> **GIVEN TASK**: Drop the pictures from the entries below, then reproduce the rest exactly.

···

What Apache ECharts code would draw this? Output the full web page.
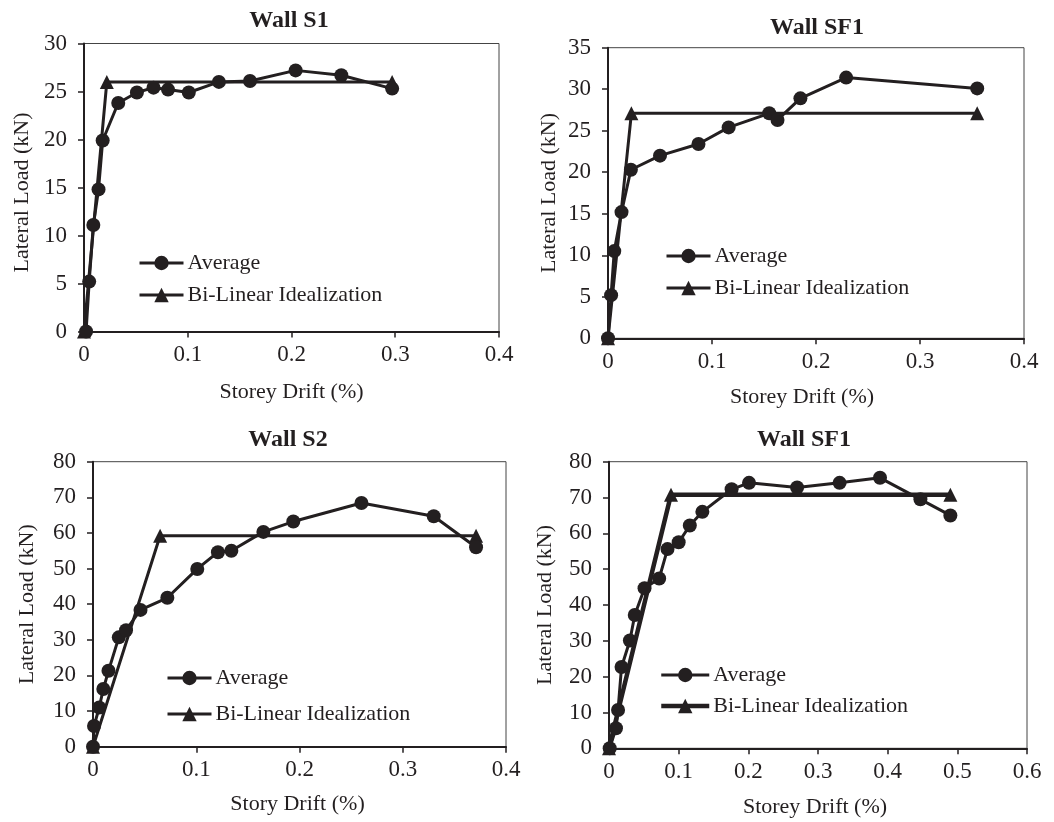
<!DOCTYPE html>
<html>
<head>
<meta charset="utf-8">
<script src="https://cdn.jsdelivr.net/npm/echarts@6/dist/echarts.min.js"></script>
<style>
html,body{margin:0;padding:0;background:#fff;}
#c{width:1054px;height:822px;}
</style>
</head>
<body>
<div id="c"></div>
<script>
// ---- Data ----
const titles = ['Wall S1', 'Wall SF1', 'Wall S2', 'Wall SF1'];
const xNames = ['Storey Drift (%)', 'Storey Drift (%)', 'Story Drift (%)', 'Storey Drift (%)'];
const yName = 'Lateral Load (kN)';
const legendNames = ['Average', 'Bi-Linear Idealization'];

// Wall S1
const s1AvgX = [0.002, 0.005, 0.009, 0.014, 0.018, 0.033, 0.051, 0.067, 0.081, 0.101, 0.130, 0.160, 0.204, 0.248, 0.297];
const s1AvgY = [0, 5.2, 11.1, 14.8, 19.9, 23.8, 24.9, 25.4, 25.2, 24.9, 26.0, 26.1, 27.2, 26.7, 25.3];
const s1BiX = [0, 0.022, 0.297];
const s1BiY = [0, 26.0, 26.0];

// Wall SF1 (top)
const sf1AvgX = [0, 0.003, 0.006, 0.013, 0.022, 0.050, 0.087, 0.116, 0.155, 0.163, 0.185, 0.229, 0.355];
const sf1AvgY = [0, 5.2, 10.5, 15.2, 20.3, 22.0, 23.4, 25.4, 27.1, 26.3, 28.9, 31.4, 30.1];
const sf1BiX = [0, 0.0225, 0.355];
const sf1BiY = [0, 27.1, 27.1];

// Wall S2
const s2AvgX = [0, 0.001, 0.006, 0.010, 0.015, 0.025, 0.032, 0.046, 0.072, 0.101, 0.121, 0.134, 0.165, 0.194, 0.260, 0.330, 0.371];
const s2AvgY = [0, 5.8, 11.0, 16.2, 21.3, 30.7, 32.7, 38.4, 41.8, 49.9, 54.6, 55.0, 60.3, 63.2, 68.4, 64.7, 56.0];
const s2BiX = [0, 0.065, 0.371];
const s2BiY = [0, 59.2, 59.2];

// Wall SF1 (bottom)
const sf1bAvgX = [0.001, 0.010, 0.013, 0.018, 0.030, 0.037, 0.051, 0.072, 0.084, 0.100, 0.116, 0.134, 0.176, 0.201, 0.270, 0.331, 0.389, 0.447, 0.490];
const sf1bAvgY = [0, 5.6, 10.7, 22.7, 30.1, 37.2, 44.7, 47.4, 55.6, 57.5, 62.2, 66.0, 72.3, 74.1, 72.8, 74.1, 75.5, 69.5, 65.0];
const sf1bBiX = [0, 0.089, 0.490];
const sf1bBiY = [0, 70.8, 70.8];

// Axis ranges
const xMax = [0.4, 0.4, 0.4, 0.6];
const yMax = [30, 35, 80, 80];
const yStep = [5, 5, 10, 10];

// ---- Layout ----
const FONT = '"Liberation Serif","Times New Roman",serif';
const INK = '#231f20';
const grids = [
  {left: 84, top: 43.5, width: 415, height: 288},
  {left: 608, top: 47.7, width: 416, height: 290.6},
  {left: 93, top: 461.7, width: 413, height: 285},
  {left: 609, top: 461.7, width: 418, height: 286.6}
];
const titlePos = [[289, 9], [817, 16], [288, 428], [804, 428]];
const yNameGap = [51, 48, 55, 53];
const xNameGap = [50, 48, 47, 48];
const xNamePad = [[0,0,0,0],[0,28,0,0],[0,4,0,0],[0,6,0,0]];
const yNamePad = [[0,10,0,0],[0,0,0,0],[0,0,0,0],[0,0,0,0]];
const legendPos = [[138, 251, 8, 44], [665, 244, 8, 44], [166, 666, 12, 44], [659, 663, 7, 48]];
const biWidth = [3, 3, 3, 4.5];

const pairs = (xs, ys) => xs.map((x, i) => [x, ys[i]]);
const panels = [
  [pairs(s1AvgX, s1AvgY), pairs(s1BiX, s1BiY)],
  [pairs(sf1AvgX, sf1AvgY), pairs(sf1BiX, sf1BiY)],
  [pairs(s2AvgX, s2AvgY), pairs(s2BiX, s2BiY)],
  [pairs(sf1bAvgX, sf1bAvgY), pairs(sf1bBiX, sf1bBiY)]
];

const option = {
  backgroundColor: '#fff',
  animation: false,
  title: titles.map((t, i) => ({
    text: t, left: titlePos[i][0], top: titlePos[i][1], textAlign: 'center', padding: 0,
    textStyle: {fontFamily: FONT, fontSize: 24, fontWeight: 'bold', color: INK}
  })),
  grid: grids.map(g => Object.assign({show: true, borderColor: '#444', borderWidth: 1, containLabel: false}, g)),
  legend: legendPos.map((p, i) => ({
    orient: 'vertical', left: p[0], top: p[1], itemGap: p[2], itemWidth: p[3], itemHeight: 18,
    padding: 0, selectedMode: false,
    data: legendNames.map((n, k) => ({
      name: n,
      lineStyle: {width: k === 1 ? biWidth[i] : 3, color: INK},
      itemStyle: {color: INK}
    })),
    textStyle: {fontFamily: FONT, fontSize: 22, lineHeight: 24, color: INK, padding: [0, 0, 0, -1]}
  })),
  xAxis: grids.map((g, i) => ({
    type: 'value', gridIndex: i, min: 0, max: xMax[i], interval: 0.1,
    name: xNames[i], nameLocation: 'middle', nameGap: xNameGap[i],
    nameTextStyle: {fontFamily: FONT, fontSize: 22, color: INK, padding: xNamePad[i]},
    axisLine: {show: true, onZero: false, lineStyle: {color: INK, width: 2}},
    axisTick: {show: true, inside: false, length: 6, lineStyle: {color: INK, width: 1.5}},
    axisLabel: {fontFamily: FONT, fontSize: 23, color: INK, margin: 12,
      formatter: v => String(+v.toFixed(1))},
    splitLine: {show: false}
  })),
  yAxis: grids.map((g, i) => ({
    type: 'value', gridIndex: i, min: 0, max: yMax[i], interval: yStep[i],
    name: yName, nameLocation: 'middle', nameGap: yNameGap[i],
    nameTextStyle: {fontFamily: FONT, fontSize: 22, color: INK, padding: yNamePad[i]},
    axisLine: {show: true, onZero: false, lineStyle: {color: INK, width: 2}},
    axisTick: {show: true, inside: false, length: 6, lineStyle: {color: INK, width: 1.5}},
    axisLabel: {fontFamily: FONT, fontSize: 23, color: INK, margin: 17},
    splitLine: {show: false}
  })),
  series: []
};

panels.forEach((p, i) => {
  option.series.push({
    name: legendNames[0], type: 'line', xAxisIndex: i, yAxisIndex: i, data: p[0],
    symbol: 'circle', symbolSize: 14, clip: false,
    lineStyle: {color: INK, width: 3}, itemStyle: {color: INK}, z: 3
  });
  option.series.push({
    name: legendNames[1], type: 'line', xAxisIndex: i, yAxisIndex: i, data: p[1],
    symbol: 'triangle', symbolSize: 14, clip: false,
    lineStyle: {color: INK, width: biWidth[i]}, itemStyle: {color: INK}, z: 2
  });
});

const chart = echarts.init(document.getElementById('c'), null, {renderer: 'canvas'});
chart.setOption(option);
</script>
</body>
</html>
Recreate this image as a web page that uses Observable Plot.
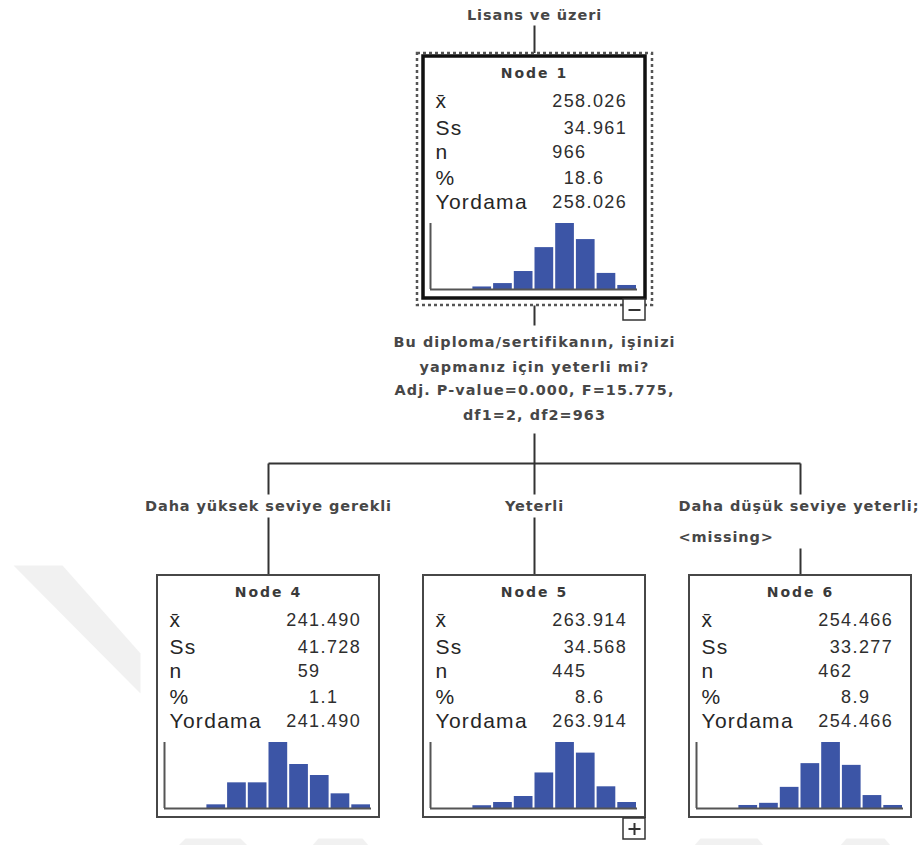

···

> **THE SOLUTION**:
What Apache ECharts code would draw this? Output the full web page.
<!DOCTYPE html>
<html>
<head>
<meta charset="utf-8">
<script src="https://cdn.jsdelivr.net/npm/echarts@6/dist/echarts.min.js"></script>
<style>
html,body{margin:0;padding:0;background:#fff;}
#c{width:1054px;height:822px;}
</style>
</head>
<body>
<div id="c"></div>
<script>
// ---- Data ----
const titles = ['Wall S1', 'Wall SF1', 'Wall S2', 'Wall SF1'];
const xNames = ['Storey Drift (%)', 'Storey Drift (%)', 'Story Drift (%)', 'Storey Drift (%)'];
const yName = 'Lateral Load (kN)';
const legendNames = ['Average', 'Bi-Linear Idealization'];

// Wall S1
const s1AvgX = [0.002, 0.005, 0.009, 0.014, 0.018, 0.033, 0.051, 0.067, 0.081, 0.101, 0.130, 0.160, 0.204, 0.248, 0.297];
const s1AvgY = [0, 5.2, 11.1, 14.8, 19.9, 23.8, 24.9, 25.4, 25.2, 24.9, 26.0, 26.1, 27.2, 26.7, 25.3];
const s1BiX = [0, 0.022, 0.297];
const s1BiY = [0, 26.0, 26.0];

// Wall SF1 (top)
const sf1AvgX = [0, 0.003, 0.006, 0.013, 0.022, 0.050, 0.087, 0.116, 0.155, 0.163, 0.185, 0.229, 0.355];
const sf1AvgY = [0, 5.2, 10.5, 15.2, 20.3, 22.0, 23.4, 25.4, 27.1, 26.3, 28.9, 31.4, 30.1];
const sf1BiX = [0, 0.0225, 0.355];
const sf1BiY = [0, 27.1, 27.1];

// Wall S2
const s2AvgX = [0, 0.001, 0.006, 0.010, 0.015, 0.025, 0.032, 0.046, 0.072, 0.101, 0.121, 0.134, 0.165, 0.194, 0.260, 0.330, 0.371];
const s2AvgY = [0, 5.8, 11.0, 16.2, 21.3, 30.7, 32.7, 38.4, 41.8, 49.9, 54.6, 55.0, 60.3, 63.2, 68.4, 64.7, 56.0];
const s2BiX = [0, 0.065, 0.371];
const s2BiY = [0, 59.2, 59.2];

// Wall SF1 (bottom)
const sf1bAvgX = [0.001, 0.010, 0.013, 0.018, 0.030, 0.037, 0.051, 0.072, 0.084, 0.100, 0.116, 0.134, 0.176, 0.201, 0.270, 0.331, 0.389, 0.447, 0.490];
const sf1bAvgY = [0, 5.6, 10.7, 22.7, 30.1, 37.2, 44.7, 47.4, 55.6, 57.5, 62.2, 66.0, 72.3, 74.1, 72.8, 74.1, 75.5, 69.5, 65.0];
const sf1bBiX = [0, 0.089, 0.490];
const sf1bBiY = [0, 70.8, 70.8];

// Axis ranges
const xMax = [0.4, 0.4, 0.4, 0.6];
const yMax = [30, 35, 80, 80];
const yStep = [5, 5, 10, 10];

// ---- Layout ----
const FONT = '"Liberation Serif","Times New Roman",serif';
const INK = '#231f20';
const grids = [
  {left: 84, top: 43.5, width: 415, height: 288},
  {left: 608, top: 47.7, width: 416, height: 290.6},
  {left: 93, top: 461.7, width: 413, height: 285},
  {left: 609, top: 461.7, width: 418, height: 286.6}
];
const titlePos = [[289, 9], [817, 16], [288, 428], [804, 428]];
const yNameGap = [51, 48, 55, 53];
const xNameGap = [50, 48, 47, 48];
const xNamePad = [[0,0,0,0],[0,28,0,0],[0,4,0,0],[0,6,0,0]];
const yNamePad = [[0,10,0,0],[0,0,0,0],[0,0,0,0],[0,0,0,0]];
const legendPos = [[138, 251, 8, 44], [665, 244, 8, 44], [166, 666, 12, 44], [659, 663, 7, 48]];
const biWidth = [3, 3, 3, 4.5];

const pairs = (xs, ys) => xs.map((x, i) => [x, ys[i]]);
const panels = [
  [pairs(s1AvgX, s1AvgY), pairs(s1BiX, s1BiY)],
  [pairs(sf1AvgX, sf1AvgY), pairs(sf1BiX, sf1BiY)],
  [pairs(s2AvgX, s2AvgY), pairs(s2BiX, s2BiY)],
  [pairs(sf1bAvgX, sf1bAvgY), pairs(sf1bBiX, sf1bBiY)]
];

const option = {
  backgroundColor: '#fff',
  animation: false,
  title: titles.map((t, i) => ({
    text: t, left: titlePos[i][0], top: titlePos[i][1], textAlign: 'center', padding: 0,
    textStyle: {fontFamily: FONT, fontSize: 24, fontWeight: 'bold', color: INK}
  })),
  grid: grids.map(g => Object.assign({show: true, borderColor: '#444', borderWidth: 1, containLabel: false}, g)),
  legend: legendPos.map((p, i) => ({
    orient: 'vertical', left: p[0], top: p[1], itemGap: p[2], itemWidth: p[3], itemHeight: 18,
    padding: 0, selectedMode: false,
    data: legendNames.map((n, k) => ({
      name: n,
      lineStyle: {width: k === 1 ? biWidth[i] : 3, color: INK},
      itemStyle: {color: INK}
    })),
    textStyle: {fontFamily: FONT, fontSize: 22, lineHeight: 24, color: INK, padding: [0, 0, 0, -1]}
  })),
  xAxis: grids.map((g, i) => ({
    type: 'value', gridIndex: i, min: 0, max: xMax[i], interval: 0.1,
    name: xNames[i], nameLocation: 'middle', nameGap: xNameGap[i],
    nameTextStyle: {fontFamily: FONT, fontSize: 22, color: INK, padding: xNamePad[i]},
    axisLine: {show: true, onZero: false, lineStyle: {color: INK, width: 2}},
    axisTick: {show: true, inside: false, length: 6, lineStyle: {color: INK, width: 1.5}},
    axisLabel: {fontFamily: FONT, fontSize: 23, color: INK, margin: 12,
      formatter: v => String(+v.toFixed(1))},
    splitLine: {show: false}
  })),
  yAxis: grids.map((g, i) => ({
    type: 'value', gridIndex: i, min: 0, max: yMax[i], interval: yStep[i],
    name: yName, nameLocation: 'middle', nameGap: yNameGap[i],
    nameTextStyle: {fontFamily: FONT, fontSize: 22, color: INK, padding: yNamePad[i]},
    axisLine: {show: true, onZero: false, lineStyle: {color: INK, width: 2}},
    axisTick: {show: true, inside: false, length: 6, lineStyle: {color: INK, width: 1.5}},
    axisLabel: {fontFamily: FONT, fontSize: 23, color: INK, margin: 17},
    splitLine: {show: false}
  })),
  series: []
};

panels.forEach((p, i) => {
  option.series.push({
    name: legendNames[0], type: 'line', xAxisIndex: i, yAxisIndex: i, data: p[0],
    symbol: 'circle', symbolSize: 14, clip: false,
    lineStyle: {color: INK, width: 3}, itemStyle: {color: INK}, z: 3
  });
  option.series.push({
    name: legendNames[1], type: 'line', xAxisIndex: i, yAxisIndex: i, data: p[1],
    symbol: 'triangle', symbolSize: 14, clip: false,
    lineStyle: {color: INK, width: biWidth[i]}, itemStyle: {color: INK}, z: 2
  });
});

const chart = echarts.init(document.getElementById('c'), null, {renderer: 'canvas'});
chart.setOption(option);
</script>
</body>
</html>
Recreate this image as a web page that uses Observable Plot.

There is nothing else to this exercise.